DATASET EXTRACT.
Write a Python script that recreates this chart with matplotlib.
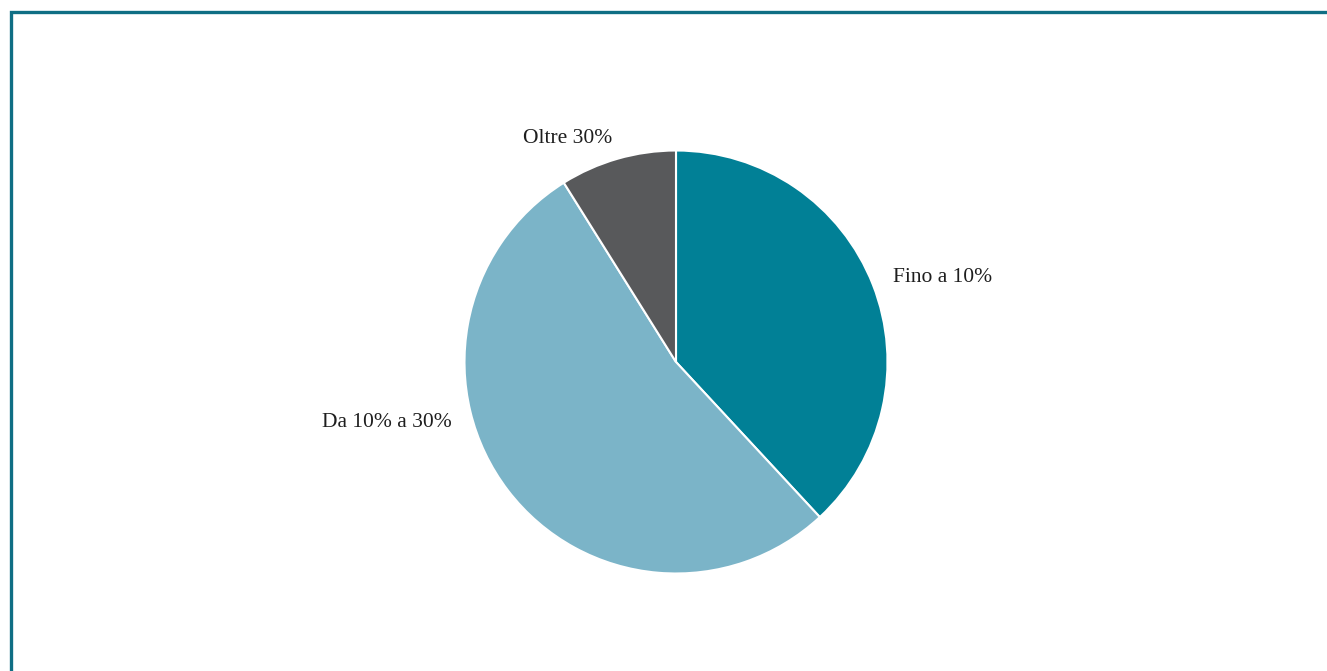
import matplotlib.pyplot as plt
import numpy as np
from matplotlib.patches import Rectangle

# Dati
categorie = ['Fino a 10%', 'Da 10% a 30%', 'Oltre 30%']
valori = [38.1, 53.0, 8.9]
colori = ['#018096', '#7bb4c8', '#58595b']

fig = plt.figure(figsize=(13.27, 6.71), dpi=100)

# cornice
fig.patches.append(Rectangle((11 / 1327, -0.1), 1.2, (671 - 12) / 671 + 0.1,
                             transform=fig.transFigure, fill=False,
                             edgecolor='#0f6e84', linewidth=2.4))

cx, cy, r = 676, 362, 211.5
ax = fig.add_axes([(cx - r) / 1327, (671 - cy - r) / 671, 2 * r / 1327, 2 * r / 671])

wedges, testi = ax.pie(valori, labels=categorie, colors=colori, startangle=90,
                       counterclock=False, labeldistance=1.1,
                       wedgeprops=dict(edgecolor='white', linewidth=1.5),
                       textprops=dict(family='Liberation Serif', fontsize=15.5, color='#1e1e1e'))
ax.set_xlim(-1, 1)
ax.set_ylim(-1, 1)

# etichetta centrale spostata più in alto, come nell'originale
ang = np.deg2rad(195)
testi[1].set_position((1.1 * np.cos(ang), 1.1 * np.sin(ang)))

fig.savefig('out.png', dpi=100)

EXERCISE GOAL. Write out again exactly the lines from the start of the data above through the line containing "fig = plt.figure(figsize=(13.27, 6.71), dpi=100)", inclusive, excluding any pictures.

PROBLEM SOLUTION.
Write a Python script that recreates this chart with matplotlib.
import matplotlib.pyplot as plt
import numpy as np
from matplotlib.patches import Rectangle

# Dati
categorie = ['Fino a 10%', 'Da 10% a 30%', 'Oltre 30%']
valori = [38.1, 53.0, 8.9]
colori = ['#018096', '#7bb4c8', '#58595b']

fig = plt.figure(figsize=(13.27, 6.71), dpi=100)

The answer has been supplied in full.